The jury, he said, should reject Mr O’Brien’s “folksy phoney false account” the reason he put a golf and leisure resort at Quinta da Lago in Portugal for sale for €220 million arose from remarks by his wife and he took it off the market because his elderly mother really liked the resort.

There is “overwhelming evidence“ Mr O’Brien “has been a developer all his adult life”, he said. That did not mean Mr O’Brien is not also a telecoms entrepreneur and owner of Digicel and has another “perhaps more dominant economic existence”.

Mr McDowell was making closing arguments in Mr O’Brien’s action alleging he was defamed in articles published in the SBP on March 15th 2015 over six pages.

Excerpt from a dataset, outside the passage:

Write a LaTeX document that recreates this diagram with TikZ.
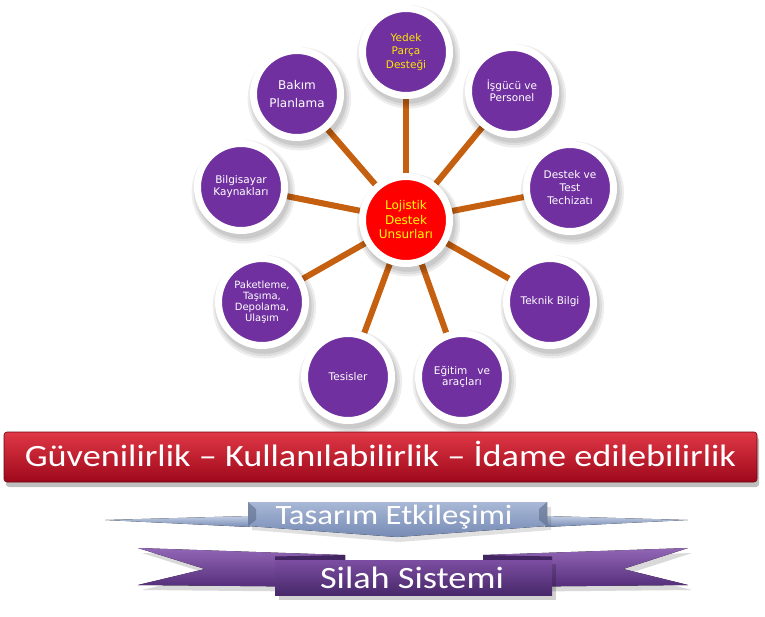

The articles named Mr O'Brien as among the 22 biggest borrowers from Irish banks in 2008 and their focus was a PwC report about the exposure of Ireland’s banks in 2008.

That report was given to the government in November 2008 but not made public.

Tom Lyons
Tom Lyons

Mr Lyons got it from a source in 2015 and shredded it shortly after the articles were published to protect the source.

Mr O'Brien claims the articles, with headlines including “The Gang of 22” wrongly meant he was among a “gang” of 22 borrowers who “wrecked the country”, they defamed him and injured his reputation.

The defendant, Post Publications Ltd, denies the words mean what he alleges, denies defamation and malicious publication, and has pleaded "fair and reasonable publication on a matter of public interest".

On Tuesday, Mr McDowell said Mr Lyons and Mr Kehoe had given evidence, because of the “fear factor” concerning Mr O’Brien, they considered leaving him out of the articles but explained they could not be reduced by threats or fear of litigation by making no reference to Mr O’Brien. That evidence “rings true and is true”, he said.

An editor who “out of cowardice” would exclude the name Denis O’Brien would not be worthy of being an editor, he said.

Mr O’Brien was saying they were lying and included him to damage him and said things they knew were untrue about him, he said.

The jury must decide who is telling the truth, the “flamboyant” Mr O’Brien who says he was the “victim” and the “central figure” in the articles when he “was not”.

The PwC report put Mr O’Brien as number 10 of the 22 biggest borrowers from Irish banks in 2008, he said.

Noone in 2015 who construed the articles as meaning Mr O’Brien faced financial pressure in 2008 could, when also told he had repaid all his loans, was the best customer of Irish banks and a successful mobile phone and media entrepreneur, consider that defamatory, counsel said.

It was untrue to say Mr O’Brien was given a central role in the coverage, the story was “simply not about him”, he said.

It was also incorrect to say a pen picture of Mr O’Brien in one article was a “needle in the haystack” in the context of the overall coverage. That pen picture contained information from the PwC report and also said he had repaid all his debts to Anglo and is one of AIB and Bank of Ireland’s best clients.

“Not one word of defamation, not one word of criticism against him, just truth,” counsel said.

Arguments on behalf of Mr O’Brien will begin later today.